> **Required work**:
Print, word for word, every line from the beginning of the listing up to and including the line with "const titleText = '2014-2019年深圳市展览面积占全国展览\n总面积的比例（%）';". Pictures are to be excluded.

> **Data segment**:

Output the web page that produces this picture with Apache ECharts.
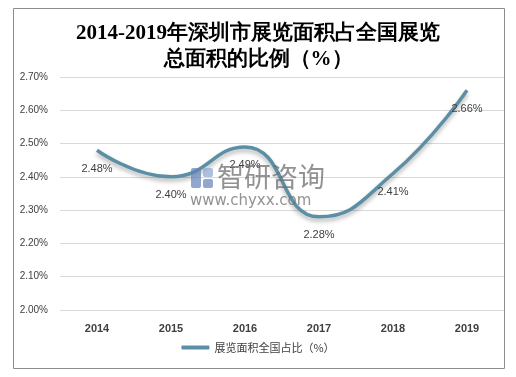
<!DOCTYPE html>
<html>
<head>
<meta charset="utf-8">
<script src="https://cdn.jsdelivr.net/npm/echarts@6/dist/echarts.min.js"></script>
<style>
html,body{margin:0;padding:0;background:#fff;}
#chart{width:516px;height:377px;}
</style>
</head>
<body>
<div id="chart"></div>
<script>
// 年份
const years = ['2014', '2015', '2016', '2017', '2018', '2019'];
// 展览面积全国占比（%）
const shareValues = [2.48, 2.40, 2.49, 2.28, 2.41, 2.66];
const seriesName = '展览面积全国占比（%）';
const titleText = '2014-2019年深圳市展览面积占全国展览\n总面积的比例（%）';

let mycharts = echarts.init(document.getElementById('chart'));
let option = {
    backgroundColor: '#fff',
    title: {
        text: titleText,
        left: 'center',
        top: 16,
        textStyle: {
            fontSize: 21,
            fontWeight: 'bold',
            fontFamily: 'serif',
            color: '#000',
            lineHeight: 26
        }
    },
    graphic: [
        {
            type: 'rect',
            shape: {x: 13.5, y: 8.5, width: 491, height: 360},
            style: {fill: 'none', stroke: '#8c8c8c', lineWidth: 1},
            silent: true
        },
        // 水印 logo
        {
            type: 'rect',
            shape: {x: 191, y: 168, width: 10, height: 20, r: 2},
            style: {fill: 'rgba(100,130,185,0.7)'},
            silent: true, z: 10
        },
        {
            type: 'rect',
            shape: {x: 203, y: 168, width: 10, height: 9, r: 2},
            style: {fill: 'rgba(140,165,210,0.7)'},
            silent: true, z: 10
        },
        {
            type: 'rect',
            shape: {x: 203, y: 179, width: 10, height: 9, r: 2},
            style: {fill: 'rgba(100,130,185,0.7)'},
            silent: true, z: 10
        },
        {
            type: 'text',
            left: 217, top: 163,
            style: {text: '智研咨询', fontSize: 27, fill: 'rgba(110,110,110,0.75)', fontFamily: 'Noto Sans CJK SC'},
            silent: true, z: 10
        },
        {
            type: 'text',
            left: 190, top: 194,
            style: {text: 'www.chyxx.com', fontSize: 15, fill: 'rgba(110,110,110,0.75)', fontFamily: 'DejaVu Sans', letterSpacing: 1.5},
            silent: true, z: 10
        }
    ],
    grid: {
        left: 60,
        right: 12,
        top: 77,
        bottom: 67,
        containLabel: false
    },
    legend: {
        bottom: 19,
        left: 'center',
        itemWidth: 28,
        itemHeight: 4,
        icon: 'roundRect',
        itemStyle: {color: '#5b8fa5', opacity: 1},
        textStyle: {fontSize: 11, color: '#404040', fontFamily: 'Noto Sans CJK SC'},
        data: [seriesName]
    },
    xAxis: {
        type: 'category',
        data: years,
        boundaryGap: true,
        axisLine: {show: false},
        axisTick: {show: false},
        axisLabel: {fontSize: 11, fontWeight: 'bold', color: '#404040', margin: 13}
    },
    yAxis: {
        type: 'value',
        min: 2.0,
        max: 2.7,
        interval: 0.1,
        axisLine: {show: false},
        axisTick: {show: false},
        splitLine: {lineStyle: {color: '#d9d9d9'}},
        axisLabel: {
            fontSize: 10,
            color: '#404040',
            margin: 12,
            formatter: v => v.toFixed(2) + '%'
        }
    },
    series: [
        {
            name: seriesName,
            type: 'line',
            data: shareValues,
            smooth: 0.5,
            symbol: 'circle',
            symbolSize: 2,
            showSymbol: true,
            lineStyle: {
                color: '#5b8fa5',
                width: 3.5,
                shadowColor: 'rgba(0,0,0,0.3)',
                shadowBlur: 4,
                shadowOffsetY: 3
            },
            itemStyle: {color: 'rgba(0,0,0,0)', borderWidth: 0},
            label: {
                show: true,
                position: 'bottom',
                distance: 12,
                fontSize: 11,
                color: '#404040',
                formatter: p => p.value.toFixed(2) + '%'
            }
        }
    ]
};
mycharts.setOption(option, true);
</script>
</body>
</html>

> **Exercise result**:
Output the web page that produces this picture with Apache ECharts.
<!DOCTYPE html>
<html>
<head>
<meta charset="utf-8">
<script src="https://cdn.jsdelivr.net/npm/echarts@6/dist/echarts.min.js"></script>
<style>
html,body{margin:0;padding:0;background:#fff;}
#chart{width:516px;height:377px;}
</style>
</head>
<body>
<div id="chart"></div>
<script>
// 年份
const years = ['2014', '2015', '2016', '2017', '2018', '2019'];
// 展览面积全国占比（%）
const shareValues = [2.48, 2.40, 2.49, 2.28, 2.41, 2.66];
const seriesName = '展览面积全国占比（%）';
const titleText = '2014-2019年深圳市展览面积占全国展览\n总面积的比例（%）';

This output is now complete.